Fears over possible nuclear reactor meltdowns have complicated Japan’s attempt to recover from the tsunami that hit northern prefectures on Friday. Japan, which has no oil or gas of its own, gets…
Fears over possible nuclear reactor meltdowns have complicated Japan’s attempt to recover from the tsunami that hit northern prefectures on Friday.

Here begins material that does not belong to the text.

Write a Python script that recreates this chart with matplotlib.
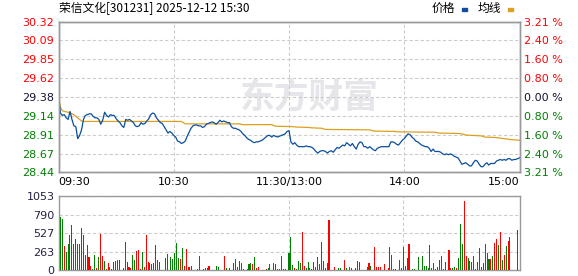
import matplotlib
matplotlib.use("Agg")
import matplotlib.pyplot as plt
from matplotlib.patches import Rectangle

# ---------------- data ----------------
title = "荣信文化[301231] 2025-12-12 15:30"
prev_close = 29.38
price_ticks = [28.44, 28.67, 28.91, 29.14, 29.38, 29.62, 29.85, 30.09, 30.32]
pct_labels = ["3.21 %", "2.40 %", "1.60 %", "0.80 %", "0.00 %",
              "0.80 %", "1.60 %", "2.40 %", "3.21 %"]
vol_ticks = [0, 263, 527, 790, 1053]
time_ticks = [0, 60, 120, 180, 240]
time_labels = ["09:30", "10:30", "11:30/13:00", "14:00", "15:00"]
legend_names = ["价格", "均线"]

price = [
    29.42, 29.18, 29.15, 29.16, 29.12, 29.10, 29.20, 29.10, 29.02, 29.01,
    28.86, 28.90, 28.97, 29.10, 29.15, 29.16, 29.17, 29.17, 29.14, 29.12,
    29.12, 29.10, 29.04, 29.09, 29.19, 29.15, 29.13, 29.16, 29.15, 29.15,
    29.11, 29.08, 29.06, 29.02, 29.00, 29.10, 29.09, 29.10, 29.08, 29.06,
    29.02, 29.01, 29.02, 29.06, 29.04, 29.05, 29.08, 29.11, 29.16, 29.18,
    29.17, 29.12, 29.09, 29.06, 29.05, 29.01, 28.97, 28.93, 28.95, 28.93,
    28.90, 28.88, 28.83, 28.82, 28.80, 28.81, 28.83, 28.89, 28.94, 28.99,
    29.02, 29.03, 29.03, 29.02, 29.02, 29.00, 29.01, 29.04, 29.05, 29.06,
    29.07, 29.06, 29.04, 29.06, 29.09, 29.07, 29.08, 29.07, 29.06, 29.06,
    29.01, 28.99, 28.99, 28.98, 28.97, 28.95, 28.92, 28.90, 28.87, 28.85,
    28.84, 28.82, 28.81, 28.82, 28.82, 28.83, 28.84, 28.86, 28.88, 28.90,
    28.90, 28.88, 28.90, 28.89, 28.88, 28.89, 28.90, 28.91, 28.92, 28.95,
    28.96, 28.82, 28.79, 28.81, 28.78, 28.76, 28.76, 28.76, 28.76, 28.77,
    28.76, 28.76, 28.75, 28.73, 28.70, 28.68, 28.70, 28.71, 28.71, 28.70,
    28.68, 28.70, 28.71, 28.69, 28.72, 28.75, 28.74, 28.76, 28.78, 28.77,
    28.81, 28.79, 28.77, 28.80, 28.76, 28.73, 28.79, 28.82, 28.81, 28.76,
    28.76, 28.74, 28.76, 28.74, 28.72, 28.71, 28.74, 28.75, 28.76, 28.76,
    28.76, 28.76, 28.76, 28.82, 28.82, 28.81, 28.79, 28.78, 28.81, 28.84,
    28.86, 28.89, 28.92, 28.91, 28.88, 28.86, 28.83, 28.82, 28.80, 28.78,
    28.77, 28.76, 28.76, 28.74, 28.70, 28.73, 28.70, 28.70, 28.70, 28.69,
    28.67, 28.66, 28.67, 28.66, 28.67, 28.66, 28.64, 28.63, 28.62, 28.58,
    28.54, 28.55, 28.56, 28.54, 28.52, 28.52, 28.56, 28.59, 28.58, 28.54,
    28.51, 28.51, 28.54, 28.56, 28.53, 28.55, 28.55, 28.55, 28.58, 28.59,
    28.60, 28.59, 28.60, 28.59, 28.61, 28.61, 28.59, 28.60, 28.60, 28.61,
    28.62,
]

avg_minute = [0, 1, 2, 3, 5, 8, 10, 12, 13, 64, 66, 94, 96, 111, 113,
              122, 124, 130, 132, 137, 139, 162, 164, 175, 177,
              196, 198, 208, 210, 212, 220, 222, 227, 229, 232, 235, 240]
avg_price = [29.40, 29.25, 29.21, 29.20, 29.19, 29.16, 29.12, 29.08, 29.075,
             29.075, 29.045, 29.045, 29.035, 29.035, 29.015,
             29.01, 29.005, 29.0, 28.995, 28.99, 28.975,
             28.97, 28.955, 28.95, 28.945,
             28.94, 28.93, 28.925, 28.92, 28.905,
             28.895, 28.88, 28.875, 28.87, 28.86, 28.85, 28.84]

volume = [
    755, 725, 346, 258, 375, 506, 638, 375, 448, 375,
    375, 609, 506, 214, 360, 185, 68, 15, 214, 29,
    185, 520, 200, 127, 15, 97, 53, 24, 112, 127,
    141, 141, 10, 39, 404, 112, 53, 39, 214, 141,
    273, 287, 24, 258, 53, 506, 112, 97, 83, 97,
    360, 141, 112, 10, 10, 170, 229, 10, 185, 156,
    243, 390, 170, 156, 316, 55, 300, 53, 53, 68,
    10, 10, 24, 200, 10, 24, 39, 39, 68, 10,
    10, 10, 68, 53, 10, 10, 200, 39, 10, 39,
    10, 97, 156, 53, 127, 97, 24, 10, 24, 83,
    97, 83, 185, 39, 53, 10, 10, 10, 24, 39,
    83, 10, 97, 83, 24, 24, 200, 24, 24, 10,
    248, 480, 78, 29, 15, 127, 102, 550, 68, 29,
    112, 29, 15, 112, 53, 185, 83, 404, 127, 39,
    97, 711, 10, 10, 53, 10, 29, 39, 10, 141,
    39, 10, 53, 39, 10, 39, 127, 112, 10, 10,
    10, 53, 97, 68, 10, 331, 53, 53, 53, 10,
    83, 10, 39, 331, 214, 24, 24, 10, 141, 39,
    331, 68, 170, 375, 10, 24, 24, 10, 185, 10,
    200, 68, 68, 39, 360, 39, 97, 24, 53, 141,
    200, 24, 112, 10, 287, 39, 39, 53, 39, 170,
    653, 375, 989, 200, 170, 127, 112, 200, 24, 112,
    316, 53, 97, 375, 243, 156, 156, 200, 390, 448,
    360, 550, 141, 214, 346, 419, 477, 0, 0, 0,
    580,
]
# 1 = up (red), 0 = down (green)
vol_up = [
    0, 0, 1, 0, 0, 1, 0, 1, 0, 0,
    0, 1, 1, 1, 1, 1, 1, 0, 0, 1,
    0, 1, 1, 0, 1, 1, 0, 0, 0, 0,
    0, 0, 0, 0, 1, 0, 1, 1, 0, 0,
    1, 1, 1, 0, 1, 1, 1, 1, 1, 1,
    0, 0, 0, 0, 0, 0, 0, 1, 0, 0,
    0, 0, 0, 1, 0, 1, 1, 1, 1, 1,
    1, 1, 0, 1, 0, 0, 1, 1, 1, 0,
    0, 0, 0, 0, 0, 0, 1, 0, 1, 0,
    0, 0, 1, 0, 0, 1, 0, 0, 0, 0,
    0, 1, 0, 1, 1, 1, 1, 1, 1, 0,
    1, 0, 0, 1, 0, 0, 1, 1, 1, 1,
    0, 0, 0, 1, 0, 0, 0, 1, 1, 0,
    0, 0, 1, 0, 0, 0, 1, 1, 1, 0,
    0, 1, 1, 0, 1, 0, 0, 0, 1, 1,
    0, 1, 1, 0, 1, 0, 1, 0, 0, 0,
    0, 1, 1, 0, 0, 1, 1, 1, 1, 0,
    1, 0, 1, 1, 1, 0, 0, 0, 1, 1,
    1, 1, 1, 1, 0, 0, 0, 0, 0, 1,
    0, 0, 0, 0, 0, 1, 0, 0, 1, 1,
    0, 0, 1, 0, 1, 1, 0, 0, 1, 0,
    0, 0, 1, 1, 0, 0, 1, 1, 0, 1,
    0, 0, 1, 1, 1, 0, 1, 0, 1, 1,
    0, 1, 0, 1, 0, 1, 0, 1, 1, 1,
    1,
]

# ---------------- style ----------------
RED = "#ff0000"
GREEN = "#008000"
BLUE = "#0a4fa0"
GOLD = "#dca01e"
GRID = "#cccccc"
SPINE = "#999999"
CJK = ["Noto Sans CJK SC", "DejaVu Sans"]
plt.rcParams["font.family"] = ["DejaVu Sans"]

W, H = 578, 276
fig = plt.figure(figsize=(W / 100, H / 100), dpi=100)


def frame(x0, y0, x1, y1):
    return [x0 / W, 1 - y1 / H, (x1 - x0) / W, (y1 - y0) / H]


axp = fig.add_axes(frame(58.5, 21.7, 519.5, 172.3))
axv = fig.add_axes(frame(58.5, 196.3, 519.5, 270.3))

# ---- price panel ----
x = list(range(len(price)))
axp.plot(x, price, color=BLUE, lw=0.9, zorder=3)
axp.plot(avg_minute, avg_price, color=GOLD, lw=0.9, zorder=2.5)
axp.set_xlim(0, 240)
axp.set_ylim(price_ticks[0], price_ticks[-1])
axp.set_yticks(price_ticks)
axp.set_yticklabels([f"{t:.2f}" for t in price_ticks])
axp.set_xticks(time_ticks)
axp.set_xticklabels(time_labels)
axp.tick_params(axis="both", length=0, labelsize=8)
axp.tick_params(axis="y", pad=3)
axp.tick_params(axis="x", pad=3.5)
xl = axp.get_xticklabels()
xl[0].set_horizontalalignment("left")
xl[-1].set_horizontalalignment("right")


def tick_color(t):
    if t > prev_close + 1e-9:
        return RED
    if t < prev_close - 1e-9:
        return GREEN
    return "#111133"


for t, lab in zip(price_ticks, axp.get_yticklabels()):
    lab.set_color(tick_color(t))
axp.grid(True, color=GRID, linestyle=(0, (3, 2)), linewidth=0.8)

axr = axp.twinx()
axr.set_ylim(price_ticks[0], price_ticks[-1])
axr.set_yticks(price_ticks)
axr.set_yticklabels(pct_labels)
axr.tick_params(axis="y", length=0, labelsize=8, pad=3)
for t, lab in zip(price_ticks, axr.get_yticklabels()):
    lab.set_color(tick_color(t))

for a in (axp, axr, axv):
    for s in a.spines.values():
        s.set_color(SPINE)
        s.set_linewidth(1.0)

# watermark
axp.text(0.545, 0.5, "东方财富", transform=axp.transAxes, ha="center",
         va="center", fontsize=25, fontweight="bold", color="#e6e6ea",
         family=CJK, zorder=0)

# ---- volume panel ----
bar_colors = [RED if u else GREEN for u in vol_up]
axv.bar(range(len(volume)), volume, width=0.55, color=bar_colors,
        linewidth=0, zorder=3, antialiased=False)
axv.set_xlim(-1, 241)
axv.set_ylim(vol_ticks[0], vol_ticks[-1])
axv.set_yticks(vol_ticks)
axv.set_yticklabels([str(v) for v in vol_ticks])
axv.set_xticks(time_ticks[1:-1])
axv.set_xticklabels([])
axv.tick_params(axis="both", length=0, labelsize=8, pad=3)
for lab in axv.get_yticklabels():
    lab.set_color("#222244")
axv.grid(True, color=GRID, linestyle=(0, (3, 2)), linewidth=0.8)

# ---- header ----
fig.text(59 / W, 1 - 8.5 / H, title, fontsize=8.5, va="center",
         ha="left", family=CJK, color="#000000")
fig.text(432 / W, 1 - 8.5 / H, legend_names[0], fontsize=8.5,
         va="center", ha="left", family=CJK)
fig.text(478 / W, 1 - 8.5 / H, legend_names[1], fontsize=8.5,
         va="center", ha="left", family=CJK)
fig.patches.append(Rectangle((462 / W, 1 - 11 / H), 5 / W, 3 / H,
                             transform=fig.transFigure, color=BLUE))
fig.patches.append(Rectangle((508 / W, 1 - 11 / H), 5 / W, 3 / H,
                             transform=fig.transFigure, color=GOLD))

fig.savefig("out.png", dpi=100)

Japan, which has no oil or gas of its own, gets about a third of its electricity from nuclear power as a result of a government push to build nuclear reactors after the energy price spike of the 1970s. The ratcheting up of petroleum prices because of the instability in Libya and elsewhere in the Middle East shows that the need for an alternative to hydrocarbons is still there. (And in addition to price considerations, we now know that the world faces a dire threat from carbon dioxide-caused climate change). But the answer in 2011 is different than it was in the 1980s. Now it is possible to replace hydrocarbons with renewable energy.
The meltdown fears in Japan gave a special impetus to a demonstration in Germany on Saturday against nuclear reactors, which drew 50,000 protesters. The conservative Merkel government had decided to keep operating the country’s nuclear reactors until 2035, well beyond their original planned closure dates. The decision provoked an outcry among Germany’s Green Party and its Social Democratic Party allies.
Germany generates 17 percent of its electricity from renewable sources such as wind and solar, in both of which it is a leading innovator. The achievement is largely owed to government policies giving incentives for use of alternative energy, policies implemented when the SPD/ Green Party coalition was in power.
In contrast, Japan’s government has done little to promote alternative sources of energy such as wind, an area in which the country has fallen behind leaders such as Germany and China. Projects at harnessing the power of ocean waves are planned off Scotland and Oregon, but apparently not Japan (surely a natural in this regard).
Portugal gets 45% of its electricity from renewables, mostly because of government policy and investments in a smart grid. Lisbon has demonstrated that renewables are practical sources of a majority of a country’s electricity even now.
The Japan crisis has renewed fears among environmentalists in India about that country’s plans for 21 nuclear power plants. Given that solar energy is now reaching grid parity in some markets, at $4 per watt, sun-rich India is daft to subsidize expensive and dangerous nuclear plants.
Nuclear power plants are inherently unsafe, can facilitate nuclear weapons proliferation, and produce nuclear waste that is impossible to dispose of safely. Advocates for this industry use propaganda and corrupted ‘science’ in an attempt to cover up these obvious conclusions, an activity called “greenwashing.” Government and industry investments in the dead end of nuclear plants divert precious resources away from solar and wind, which are far more viable.
Japan is in the midst of a very difficult set of challenges. But when they are met, its government should make an ambitious turn to promoting green energy on the Portuguese model. And India should rethink its ill-conceived turn to nuclear plants. It is a seismically active area, and infrastructural upkeep is difficult in a developing nation.